Restate the material word for word and leave out anything that is a picture.
.....
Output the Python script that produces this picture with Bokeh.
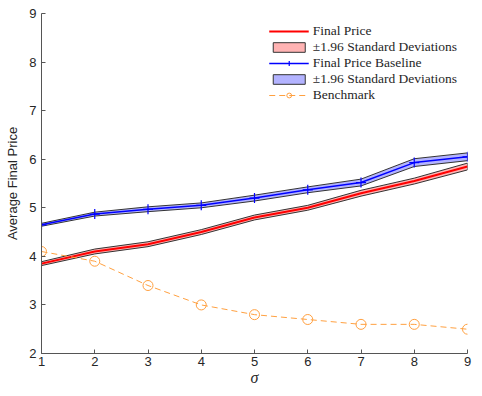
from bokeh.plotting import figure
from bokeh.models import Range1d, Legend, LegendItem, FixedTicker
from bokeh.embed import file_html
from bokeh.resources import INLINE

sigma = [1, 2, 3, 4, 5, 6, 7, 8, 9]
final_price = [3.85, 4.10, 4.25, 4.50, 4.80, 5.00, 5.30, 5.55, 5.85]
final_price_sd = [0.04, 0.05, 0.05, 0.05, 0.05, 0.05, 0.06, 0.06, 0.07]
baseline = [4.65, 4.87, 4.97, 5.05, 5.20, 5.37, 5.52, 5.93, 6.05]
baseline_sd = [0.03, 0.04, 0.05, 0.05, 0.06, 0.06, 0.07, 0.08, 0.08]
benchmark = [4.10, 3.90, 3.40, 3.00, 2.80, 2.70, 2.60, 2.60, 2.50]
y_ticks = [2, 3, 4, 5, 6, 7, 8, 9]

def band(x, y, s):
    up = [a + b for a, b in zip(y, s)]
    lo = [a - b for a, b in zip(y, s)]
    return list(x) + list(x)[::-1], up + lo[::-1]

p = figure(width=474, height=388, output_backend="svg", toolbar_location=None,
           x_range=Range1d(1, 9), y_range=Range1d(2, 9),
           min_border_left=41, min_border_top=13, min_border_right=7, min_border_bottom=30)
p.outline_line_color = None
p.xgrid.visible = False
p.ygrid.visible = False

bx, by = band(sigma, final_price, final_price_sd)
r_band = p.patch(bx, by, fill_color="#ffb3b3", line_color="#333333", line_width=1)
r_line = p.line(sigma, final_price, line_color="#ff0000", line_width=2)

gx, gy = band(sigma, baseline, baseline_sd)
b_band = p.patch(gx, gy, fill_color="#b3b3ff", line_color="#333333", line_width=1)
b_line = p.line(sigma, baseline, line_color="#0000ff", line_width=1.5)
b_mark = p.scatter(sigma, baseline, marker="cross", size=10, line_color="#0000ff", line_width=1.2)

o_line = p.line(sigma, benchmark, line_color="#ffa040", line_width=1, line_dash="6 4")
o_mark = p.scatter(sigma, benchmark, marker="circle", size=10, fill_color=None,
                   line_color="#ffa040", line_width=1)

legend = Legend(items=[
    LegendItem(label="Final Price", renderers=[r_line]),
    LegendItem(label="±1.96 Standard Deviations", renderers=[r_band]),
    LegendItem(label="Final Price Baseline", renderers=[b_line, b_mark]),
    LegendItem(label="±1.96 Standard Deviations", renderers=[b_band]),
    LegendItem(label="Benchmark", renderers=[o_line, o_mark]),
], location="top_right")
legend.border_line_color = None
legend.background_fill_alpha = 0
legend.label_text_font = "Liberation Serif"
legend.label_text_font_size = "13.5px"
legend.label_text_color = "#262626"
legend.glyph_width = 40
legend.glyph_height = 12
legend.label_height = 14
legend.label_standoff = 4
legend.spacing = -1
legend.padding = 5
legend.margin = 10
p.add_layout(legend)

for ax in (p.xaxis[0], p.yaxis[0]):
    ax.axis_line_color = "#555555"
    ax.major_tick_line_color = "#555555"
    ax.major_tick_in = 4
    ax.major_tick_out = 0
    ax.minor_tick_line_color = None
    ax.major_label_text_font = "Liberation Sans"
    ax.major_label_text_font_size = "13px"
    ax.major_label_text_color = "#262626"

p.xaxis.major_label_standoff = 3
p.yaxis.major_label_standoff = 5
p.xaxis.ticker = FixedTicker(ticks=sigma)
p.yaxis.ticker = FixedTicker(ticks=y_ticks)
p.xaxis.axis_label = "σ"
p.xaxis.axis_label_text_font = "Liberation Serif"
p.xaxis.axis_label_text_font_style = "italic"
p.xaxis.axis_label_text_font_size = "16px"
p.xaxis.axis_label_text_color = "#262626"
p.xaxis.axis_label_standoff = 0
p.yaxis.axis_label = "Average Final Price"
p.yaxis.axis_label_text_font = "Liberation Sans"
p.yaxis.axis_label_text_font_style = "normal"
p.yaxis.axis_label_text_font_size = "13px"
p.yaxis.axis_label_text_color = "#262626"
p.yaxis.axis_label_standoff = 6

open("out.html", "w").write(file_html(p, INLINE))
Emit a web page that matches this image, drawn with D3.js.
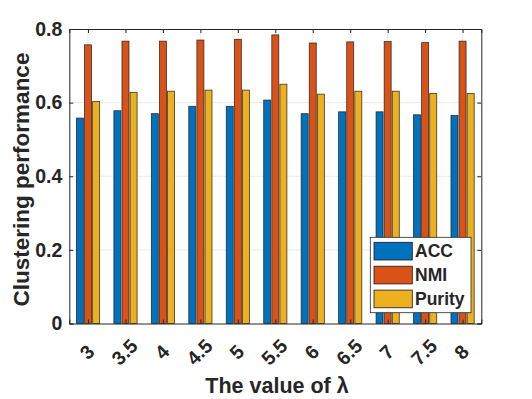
.....
* **OUTPUT OF THE TASK**:
Output the Python script that produces this picture with Bokeh.
from bokeh.plotting import figure
from bokeh.models import Range1d, Legend, LegendItem, FixedTicker
from bokeh.embed import file_html
from bokeh.resources import INLINE

sigma = [1, 2, 3, 4, 5, 6, 7, 8, 9]
final_price = [3.85, 4.10, 4.25, 4.50, 4.80, 5.00, 5.30, 5.55, 5.85]
final_price_sd = [0.04, 0.05, 0.05, 0.05, 0.05, 0.05, 0.06, 0.06, 0.07]
baseline = [4.65, 4.87, 4.97, 5.05, 5.20, 5.37, 5.52, 5.93, 6.05]
baseline_sd = [0.03, 0.04, 0.05, 0.05, 0.06, 0.06, 0.07, 0.08, 0.08]
benchmark = [4.10, 3.90, 3.40, 3.00, 2.80, 2.70, 2.60, 2.60, 2.50]
y_ticks = [2, 3, 4, 5, 6, 7, 8, 9]

def band(x, y, s):
    up = [a + b for a, b in zip(y, s)]
    lo = [a - b for a, b in zip(y, s)]
    return list(x) + list(x)[::-1], up + lo[::-1]

p = figure(width=474, height=388, output_backend="svg", toolbar_location=None,
           x_range=Range1d(1, 9), y_range=Range1d(2, 9),
           min_border_left=41, min_border_top=13, min_border_right=7, min_border_bottom=30)
p.outline_line_color = None
p.xgrid.visible = False
p.ygrid.visible = False

bx, by = band(sigma, final_price, final_price_sd)
r_band = p.patch(bx, by, fill_color="#ffb3b3", line_color="#333333", line_width=1)
r_line = p.line(sigma, final_price, line_color="#ff0000", line_width=2)

gx, gy = band(sigma, baseline, baseline_sd)
b_band = p.patch(gx, gy, fill_color="#b3b3ff", line_color="#333333", line_width=1)
b_line = p.line(sigma, baseline, line_color="#0000ff", line_width=1.5)
b_mark = p.scatter(sigma, baseline, marker="cross", size=10, line_color="#0000ff", line_width=1.2)

o_line = p.line(sigma, benchmark, line_color="#ffa040", line_width=1, line_dash="6 4")
o_mark = p.scatter(sigma, benchmark, marker="circle", size=10, fill_color=None,
                   line_color="#ffa040", line_width=1)

legend = Legend(items=[
    LegendItem(label="Final Price", renderers=[r_line]),
    LegendItem(label="±1.96 Standard Deviations", renderers=[r_band]),
    LegendItem(label="Final Price Baseline", renderers=[b_line, b_mark]),
    LegendItem(label="±1.96 Standard Deviations", renderers=[b_band]),
    LegendItem(label="Benchmark", renderers=[o_line, o_mark]),
], location="top_right")
legend.border_line_color = None
legend.background_fill_alpha = 0
legend.label_text_font = "Liberation Serif"
legend.label_text_font_size = "13.5px"
legend.label_text_color = "#262626"
legend.glyph_width = 40
legend.glyph_height = 12
legend.label_height = 14
legend.label_standoff = 4
legend.spacing = -1
legend.padding = 5
legend.margin = 10
p.add_layout(legend)

for ax in (p.xaxis[0], p.yaxis[0]):
    ax.axis_line_color = "#555555"
    ax.major_tick_line_color = "#555555"
    ax.major_tick_in = 4
    ax.major_tick_out = 0
    ax.minor_tick_line_color = None
    ax.major_label_text_font = "Liberation Sans"
    ax.major_label_text_font_size = "13px"
    ax.major_label_text_color = "#262626"

p.xaxis.major_label_standoff = 3
p.yaxis.major_label_standoff = 5
p.xaxis.ticker = FixedTicker(ticks=sigma)
p.yaxis.ticker = FixedTicker(ticks=y_ticks)
p.xaxis.axis_label = "σ"
p.xaxis.axis_label_text_font = "Liberation Serif"
p.xaxis.axis_label_text_font_style = "italic"
p.xaxis.axis_label_text_font_size = "16px"
p.xaxis.axis_label_text_color = "#262626"
p.xaxis.axis_label_standoff = 0
p.yaxis.axis_label = "Average Final Price"
p.yaxis.axis_label_text_font = "Liberation Sans"
p.yaxis.axis_label_text_font_style = "normal"
p.yaxis.axis_label_text_font_size = "13px"
p.yaxis.axis_label_text_color = "#262626"
p.yaxis.axis_label_standoff = 6

open("out.html", "w").write(file_html(p, INLINE))
Emit a web page that matches this image, drawn with D3.js.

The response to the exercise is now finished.